**What you have to do**
Take the lines from the beginning of the material through the line containing "p.top + 5);" and retype them exactly, leaving the pictures out.

**Recorded information**
"""
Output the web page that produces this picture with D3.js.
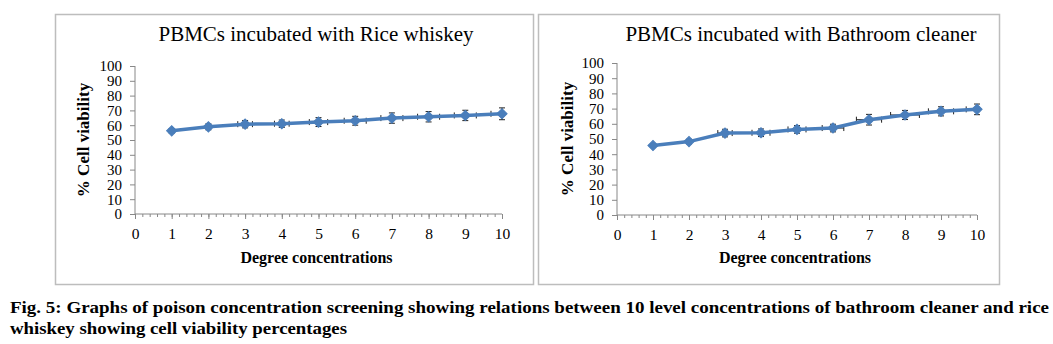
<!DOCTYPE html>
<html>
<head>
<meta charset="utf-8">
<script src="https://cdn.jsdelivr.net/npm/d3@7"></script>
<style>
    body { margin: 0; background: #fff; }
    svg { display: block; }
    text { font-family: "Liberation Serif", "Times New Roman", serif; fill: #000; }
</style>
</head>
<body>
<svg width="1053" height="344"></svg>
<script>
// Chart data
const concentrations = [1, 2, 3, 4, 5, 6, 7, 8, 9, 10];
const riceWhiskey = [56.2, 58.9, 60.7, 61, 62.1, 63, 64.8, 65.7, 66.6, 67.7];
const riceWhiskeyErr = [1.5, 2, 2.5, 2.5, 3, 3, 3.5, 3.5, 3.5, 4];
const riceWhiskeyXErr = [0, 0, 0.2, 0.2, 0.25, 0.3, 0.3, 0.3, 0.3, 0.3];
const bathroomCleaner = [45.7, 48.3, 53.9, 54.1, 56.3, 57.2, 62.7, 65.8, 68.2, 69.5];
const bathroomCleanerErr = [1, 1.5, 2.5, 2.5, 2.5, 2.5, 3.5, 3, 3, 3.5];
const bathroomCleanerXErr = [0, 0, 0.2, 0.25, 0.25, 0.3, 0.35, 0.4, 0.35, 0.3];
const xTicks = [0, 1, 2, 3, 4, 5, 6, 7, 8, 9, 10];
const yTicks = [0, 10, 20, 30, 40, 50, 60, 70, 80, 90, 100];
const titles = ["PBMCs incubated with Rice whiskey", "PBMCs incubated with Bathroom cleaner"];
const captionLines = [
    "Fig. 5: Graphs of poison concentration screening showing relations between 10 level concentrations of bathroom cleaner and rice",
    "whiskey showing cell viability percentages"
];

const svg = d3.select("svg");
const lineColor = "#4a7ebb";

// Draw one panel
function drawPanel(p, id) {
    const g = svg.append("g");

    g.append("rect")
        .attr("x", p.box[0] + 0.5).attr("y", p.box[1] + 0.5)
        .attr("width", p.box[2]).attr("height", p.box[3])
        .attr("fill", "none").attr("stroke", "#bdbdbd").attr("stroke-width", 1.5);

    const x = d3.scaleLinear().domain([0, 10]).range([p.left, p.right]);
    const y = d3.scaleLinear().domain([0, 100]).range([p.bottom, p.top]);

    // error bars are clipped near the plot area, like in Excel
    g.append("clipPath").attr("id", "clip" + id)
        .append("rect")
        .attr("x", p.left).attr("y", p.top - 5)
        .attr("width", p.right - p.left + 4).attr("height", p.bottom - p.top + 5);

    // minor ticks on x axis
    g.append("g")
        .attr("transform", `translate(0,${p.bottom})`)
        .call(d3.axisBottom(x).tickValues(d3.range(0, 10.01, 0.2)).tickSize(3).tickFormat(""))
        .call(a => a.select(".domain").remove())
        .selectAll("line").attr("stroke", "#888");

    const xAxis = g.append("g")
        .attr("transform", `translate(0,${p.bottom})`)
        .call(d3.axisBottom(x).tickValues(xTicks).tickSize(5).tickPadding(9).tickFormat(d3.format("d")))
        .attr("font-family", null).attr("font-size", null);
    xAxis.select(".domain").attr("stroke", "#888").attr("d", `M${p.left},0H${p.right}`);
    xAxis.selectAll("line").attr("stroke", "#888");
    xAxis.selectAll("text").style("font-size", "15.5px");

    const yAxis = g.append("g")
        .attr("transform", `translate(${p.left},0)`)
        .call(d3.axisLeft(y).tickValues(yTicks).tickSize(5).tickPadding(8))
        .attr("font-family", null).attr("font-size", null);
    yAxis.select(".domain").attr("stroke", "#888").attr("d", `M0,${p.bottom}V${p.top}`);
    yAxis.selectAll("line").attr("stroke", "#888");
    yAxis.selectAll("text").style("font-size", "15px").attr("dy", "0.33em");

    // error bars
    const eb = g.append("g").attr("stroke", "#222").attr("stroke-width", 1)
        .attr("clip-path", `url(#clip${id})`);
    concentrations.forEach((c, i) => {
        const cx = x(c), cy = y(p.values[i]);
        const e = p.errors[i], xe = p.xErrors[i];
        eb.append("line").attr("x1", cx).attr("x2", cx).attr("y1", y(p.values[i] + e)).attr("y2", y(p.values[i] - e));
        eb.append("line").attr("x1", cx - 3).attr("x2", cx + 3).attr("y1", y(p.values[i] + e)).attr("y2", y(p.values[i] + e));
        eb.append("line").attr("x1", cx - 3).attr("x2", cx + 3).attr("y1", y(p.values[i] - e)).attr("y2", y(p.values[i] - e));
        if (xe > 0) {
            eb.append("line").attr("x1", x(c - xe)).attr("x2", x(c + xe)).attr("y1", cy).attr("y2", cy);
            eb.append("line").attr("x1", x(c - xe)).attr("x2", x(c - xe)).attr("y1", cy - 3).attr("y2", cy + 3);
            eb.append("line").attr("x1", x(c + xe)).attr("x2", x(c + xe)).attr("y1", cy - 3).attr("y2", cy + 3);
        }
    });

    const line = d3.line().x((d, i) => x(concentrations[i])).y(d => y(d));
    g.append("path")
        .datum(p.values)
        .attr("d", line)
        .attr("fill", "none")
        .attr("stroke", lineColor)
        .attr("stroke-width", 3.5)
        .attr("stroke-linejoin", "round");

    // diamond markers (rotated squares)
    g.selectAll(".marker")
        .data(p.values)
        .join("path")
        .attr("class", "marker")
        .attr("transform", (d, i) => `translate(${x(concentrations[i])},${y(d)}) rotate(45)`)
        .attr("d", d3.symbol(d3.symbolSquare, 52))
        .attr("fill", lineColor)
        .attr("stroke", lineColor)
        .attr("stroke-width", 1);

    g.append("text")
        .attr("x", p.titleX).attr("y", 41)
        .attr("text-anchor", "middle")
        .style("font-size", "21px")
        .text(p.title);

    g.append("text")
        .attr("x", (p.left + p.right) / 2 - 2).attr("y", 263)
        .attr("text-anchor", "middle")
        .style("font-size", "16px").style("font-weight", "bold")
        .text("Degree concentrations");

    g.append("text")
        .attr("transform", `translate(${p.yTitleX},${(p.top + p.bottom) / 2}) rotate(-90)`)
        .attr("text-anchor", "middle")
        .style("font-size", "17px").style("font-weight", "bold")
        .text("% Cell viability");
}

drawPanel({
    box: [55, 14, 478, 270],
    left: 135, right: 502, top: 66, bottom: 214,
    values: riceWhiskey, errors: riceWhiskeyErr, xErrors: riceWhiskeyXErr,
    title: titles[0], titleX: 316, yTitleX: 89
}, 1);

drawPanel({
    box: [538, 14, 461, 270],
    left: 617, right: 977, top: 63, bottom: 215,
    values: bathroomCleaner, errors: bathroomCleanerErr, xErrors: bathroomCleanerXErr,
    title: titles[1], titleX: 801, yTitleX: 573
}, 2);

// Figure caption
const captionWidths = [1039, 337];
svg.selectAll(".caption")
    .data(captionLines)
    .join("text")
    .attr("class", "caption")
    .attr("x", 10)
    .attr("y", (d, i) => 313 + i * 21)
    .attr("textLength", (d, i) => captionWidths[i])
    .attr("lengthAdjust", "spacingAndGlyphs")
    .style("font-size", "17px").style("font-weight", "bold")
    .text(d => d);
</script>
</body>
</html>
"""
**Right answer**
Output the web page that produces this picture with D3.js.
<!DOCTYPE html>
<html>
<head>
<meta charset="utf-8">
<script src="https://cdn.jsdelivr.net/npm/d3@7"></script>
<style>
    body { margin: 0; background: #fff; }
    svg { display: block; }
    text { font-family: "Liberation Serif", "Times New Roman", serif; fill: #000; }
</style>
</head>
<body>
<svg width="1053" height="344"></svg>
<script>
// Chart data
const concentrations = [1, 2, 3, 4, 5, 6, 7, 8, 9, 10];
const riceWhiskey = [56.2, 58.9, 60.7, 61, 62.1, 63, 64.8, 65.7, 66.6, 67.7];
const riceWhiskeyErr = [1.5, 2, 2.5, 2.5, 3, 3, 3.5, 3.5, 3.5, 4];
const riceWhiskeyXErr = [0, 0, 0.2, 0.2, 0.25, 0.3, 0.3, 0.3, 0.3, 0.3];
const bathroomCleaner = [45.7, 48.3, 53.9, 54.1, 56.3, 57.2, 62.7, 65.8, 68.2, 69.5];
const bathroomCleanerErr = [1, 1.5, 2.5, 2.5, 2.5, 2.5, 3.5, 3, 3, 3.5];
const bathroomCleanerXErr = [0, 0, 0.2, 0.25, 0.25, 0.3, 0.35, 0.4, 0.35, 0.3];
const xTicks = [0, 1, 2, 3, 4, 5, 6, 7, 8, 9, 10];
const yTicks = [0, 10, 20, 30, 40, 50, 60, 70, 80, 90, 100];
const titles = ["PBMCs incubated with Rice whiskey", "PBMCs incubated with Bathroom cleaner"];
const captionLines = [
    "Fig. 5: Graphs of poison concentration screening showing relations between 10 level concentrations of bathroom cleaner and rice",
    "whiskey showing cell viability percentages"
];

const svg = d3.select("svg");
const lineColor = "#4a7ebb";

// Draw one panel
function drawPanel(p, id) {
    const g = svg.append("g");

    g.append("rect")
        .attr("x", p.box[0] + 0.5).attr("y", p.box[1] + 0.5)
        .attr("width", p.box[2]).attr("height", p.box[3])
        .attr("fill", "none").attr("stroke", "#bdbdbd").attr("stroke-width", 1.5);

    const x = d3.scaleLinear().domain([0, 10]).range([p.left, p.right]);
    const y = d3.scaleLinear().domain([0, 100]).range([p.bottom, p.top]);

    // error bars are clipped near the plot area, like in Excel
    g.append("clipPath").attr("id", "clip" + id)
        .append("rect")
        .attr("x", p.left).attr("y", p.top - 5)
        .attr("width", p.right - p.left + 4).attr("height", p.bottom - p.top + 5);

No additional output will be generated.